begin MATERIAL FOR THE TASK
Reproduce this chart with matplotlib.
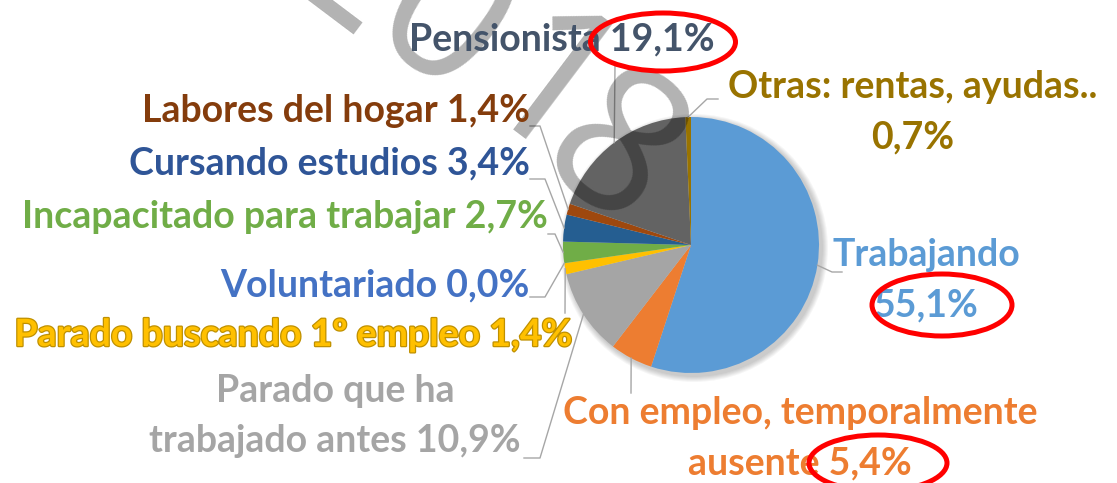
import numpy as np
import matplotlib
matplotlib.use("Agg")
import matplotlib.pyplot as plt
from matplotlib.patches import Ellipse, Circle
import matplotlib.patheffects as pe

W, H = 1117, 483

categories = [
    "Trabajando",
    "Con empleo, temporalmente\nausente",
    "Parado que ha\ntrabajado antes",
    "Parado buscando 1º empleo",
    "Voluntariado",
    "Incapacitado para trabajar",
    "Cursando estudios",
    "Labores del hogar",
    "Pensionista",
    "Otras: rentas, ayudas..",
]
values = [55.1, 5.4, 10.9, 1.4, 0.0, 2.7, 3.4, 1.4, 19.1, 0.7]
slice_colors = ["#5B9BD5", "#ED7D31", "#A5A5A5", "#FFC000", "#4472C4",
                "#70AD47", "#255E91", "#9E480E", "#636363", "#997300"]
label_colors = ["#5B9BD5", "#ED7D31", "#A5A5A5", "#FFC000", "#4472C4",
                "#70AD47", "#2F5597", "#843C0C", "#44546A", "#997300"]
# the percentage goes on its own line for these labels
pct_newline = [True, False, False, False, False, False, False, False, False, True]

# layout (pixel coords): text anchor, alignment, leader elbow points
label_pos = [
    (926, 280, "center"), (800, 438, "center"), (335, 416, "center"),
    (572, 335, "right"), (530, 285, "right"), (548, 217, "right"),
    (530, 163, "right"), (530, 111, "right"), (562, 39, "center"),
    (913, 112, "center"),
]
elbows = [
    [(832, 272), (842, 272)], [(631, 393)], [(540, 458), (524, 458)],
    [(565, 313)], [(545, 297), (530, 297)], [(555, 234), (548, 234)],
    [(545, 179), (530, 179)], [(540, 126), (530, 126)], [(615, 65)],
    [(707, 99), (718, 99)],
]

cx, cy, R = 691, 245, 128
FONT = ["Lato", "DejaVu Sans"]


def Y(py):
    return H - py


fig = plt.figure(figsize=(W / 100, H / 100), dpi=100)
ax = fig.add_axes([0, 0, 1, 1])

# soft shadow under the pie
for k in range(6):
    ax.add_patch(Circle((cx + 3, Y(cy) - 3), R + 1 + k, color="black",
                        alpha=0.035, lw=0, zorder=0))

ax.pie(values, colors=slice_colors, startangle=90, counterclock=False,
       center=(cx, Y(cy)), radius=R, frame=True,
       wedgeprops=dict(linewidth=0, zorder=1))

total = sum(values)
start = 0.0
for i, v in enumerate(values):
    mid = (start + v / 2) / total * 2 * np.pi
    start += v
    ex, ey = cx + R * np.sin(mid), cy - R * np.cos(mid)
    pts = [(ex, ey)] + elbows[i]
    ax.plot([p[0] for p in pts], [Y(p[1]) for p in pts],
            color="#A6A6A6", lw=1.0, zorder=2)

    pct = f"{v:.1f}".replace(".", ",") + "%"
    txt = categories[i] + ("\n" if pct_newline[i] else " ") + pct
    tx, ty, ha = label_pos[i]
    t = ax.text(tx, Y(ty), txt, ha=ha, va="center", fontsize=27,
                fontweight="bold", color=label_colors[i], family=FONT,
                linespacing=1.6, multialignment="center", zorder=4)
    if i == 3:
        t.set_path_effects([pe.withStroke(linewidth=1.8, foreground="#BF9000")])

# watermark digits
for ch, (px, py) in zip("2018", [(345, -30), (440, 28), (543, 100), (610, 160)]):
    ax.text(px, Y(py), ch, fontsize=145, color="black", alpha=0.3,
            rotation=-37, ha="center", va="center",
            family=["Open Sans", "DejaVu Sans"], zorder=3)

# red highlight ellipses
for ex_, ey_, w, h in [(663, 42, 145, 58), (942, 305, 140, 62), (878, 463, 138, 56)]:
    ax.add_patch(Ellipse((ex_, Y(ey_)), w, h, fill=False, ec="#FF0000",
                         lw=3.6, zorder=5))

ax.set_xlim(0, W)
ax.set_ylim(0, H)
ax.set_aspect("equal")
ax.axis("off")

fig.savefig("out.png", dpi=100)
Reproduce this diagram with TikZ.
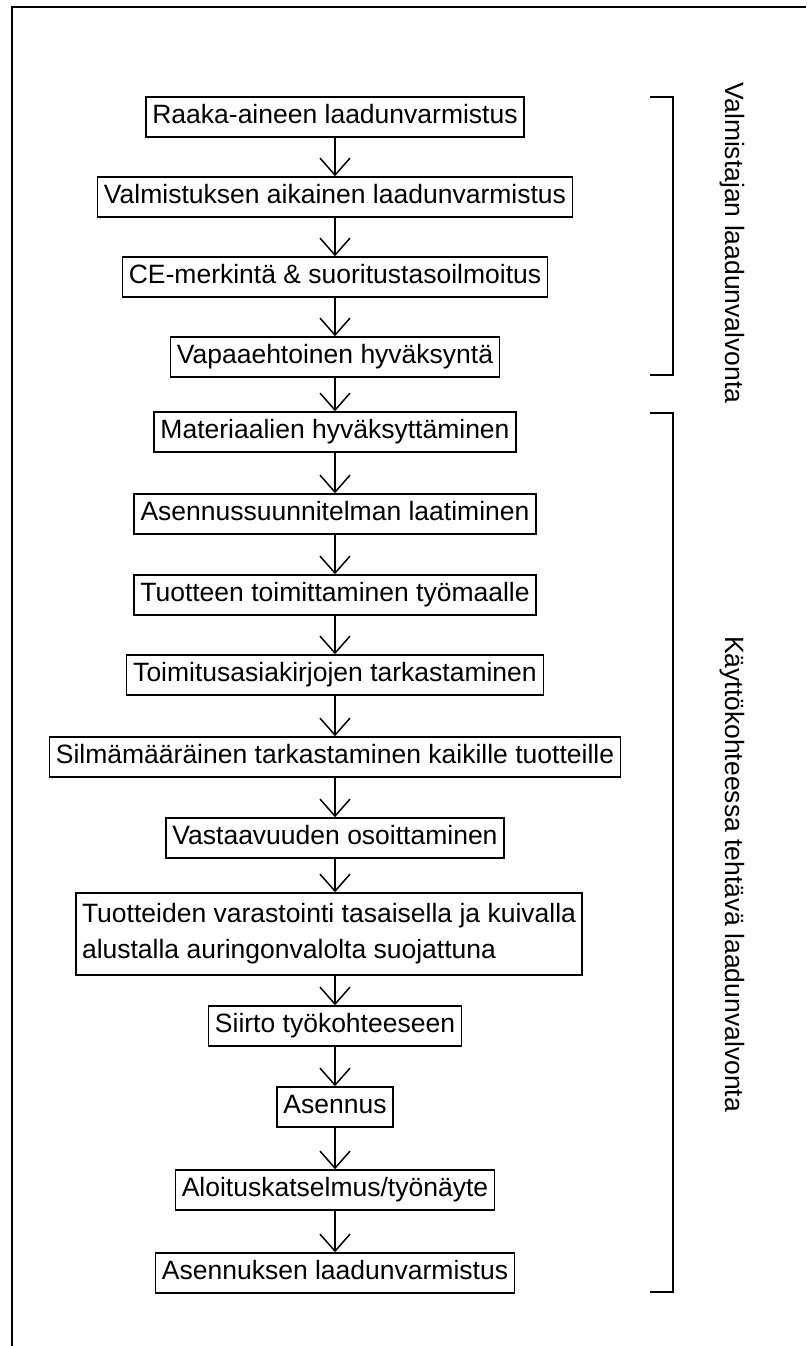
end MATERIAL FOR THE TASK
YOUR GOAL:
Make a word-for-word copy of the entries, without any pictures.

EXERCISE RESPONSE:
Reproduce this chart with matplotlib.
import numpy as np
import matplotlib
matplotlib.use("Agg")
import matplotlib.pyplot as plt
from matplotlib.patches import Ellipse, Circle
import matplotlib.patheffects as pe

W, H = 1117, 483

categories = [
    "Trabajando",
    "Con empleo, temporalmente\nausente",
    "Parado que ha\ntrabajado antes",
    "Parado buscando 1º empleo",
    "Voluntariado",
    "Incapacitado para trabajar",
    "Cursando estudios",
    "Labores del hogar",
    "Pensionista",
    "Otras: rentas, ayudas..",
]
values = [55.1, 5.4, 10.9, 1.4, 0.0, 2.7, 3.4, 1.4, 19.1, 0.7]
slice_colors = ["#5B9BD5", "#ED7D31", "#A5A5A5", "#FFC000", "#4472C4",
                "#70AD47", "#255E91", "#9E480E", "#636363", "#997300"]
label_colors = ["#5B9BD5", "#ED7D31", "#A5A5A5", "#FFC000", "#4472C4",
                "#70AD47", "#2F5597", "#843C0C", "#44546A", "#997300"]
# the percentage goes on its own line for these labels
pct_newline = [True, False, False, False, False, False, False, False, False, True]

# layout (pixel coords): text anchor, alignment, leader elbow points
label_pos = [
    (926, 280, "center"), (800, 438, "center"), (335, 416, "center"),
    (572, 335, "right"), (530, 285, "right"), (548, 217, "right"),
    (530, 163, "right"), (530, 111, "right"), (562, 39, "center"),
    (913, 112, "center"),
]
elbows = [
    [(832, 272), (842, 272)], [(631, 393)], [(540, 458), (524, 458)],
    [(565, 313)], [(545, 297), (530, 297)], [(555, 234), (548, 234)],
    [(545, 179), (530, 179)], [(540, 126), (530, 126)], [(615, 65)],
    [(707, 99), (718, 99)],
]

cx, cy, R = 691, 245, 128
FONT = ["Lato", "DejaVu Sans"]


def Y(py):
    return H - py


fig = plt.figure(figsize=(W / 100, H / 100), dpi=100)
ax = fig.add_axes([0, 0, 1, 1])

# soft shadow under the pie
for k in range(6):
    ax.add_patch(Circle((cx + 3, Y(cy) - 3), R + 1 + k, color="black",
                        alpha=0.035, lw=0, zorder=0))

ax.pie(values, colors=slice_colors, startangle=90, counterclock=False,
       center=(cx, Y(cy)), radius=R, frame=True,
       wedgeprops=dict(linewidth=0, zorder=1))

total = sum(values)
start = 0.0
for i, v in enumerate(values):
    mid = (start + v / 2) / total * 2 * np.pi
    start += v
    ex, ey = cx + R * np.sin(mid), cy - R * np.cos(mid)
    pts = [(ex, ey)] + elbows[i]
    ax.plot([p[0] for p in pts], [Y(p[1]) for p in pts],
            color="#A6A6A6", lw=1.0, zorder=2)

    pct = f"{v:.1f}".replace(".", ",") + "%"
    txt = categories[i] + ("\n" if pct_newline[i] else " ") + pct
    tx, ty, ha = label_pos[i]
    t = ax.text(tx, Y(ty), txt, ha=ha, va="center", fontsize=27,
                fontweight="bold", color=label_colors[i], family=FONT,
                linespacing=1.6, multialignment="center", zorder=4)
    if i == 3:
        t.set_path_effects([pe.withStroke(linewidth=1.8, foreground="#BF9000")])

# watermark digits
for ch, (px, py) in zip("2018", [(345, -30), (440, 28), (543, 100), (610, 160)]):
    ax.text(px, Y(py), ch, fontsize=145, color="black", alpha=0.3,
            rotation=-37, ha="center", va="center",
            family=["Open Sans", "DejaVu Sans"], zorder=3)

# red highlight ellipses
for ex_, ey_, w, h in [(663, 42, 145, 58), (942, 305, 140, 62), (878, 463, 138, 56)]:
    ax.add_patch(Ellipse((ex_, Y(ey_)), w, h, fill=False, ec="#FF0000",
                         lw=3.6, zorder=5))

ax.set_xlim(0, W)
ax.set_ylim(0, H)
ax.set_aspect("equal")
ax.axis("off")

fig.savefig("out.png", dpi=100)
Reproduce this diagram with TikZ.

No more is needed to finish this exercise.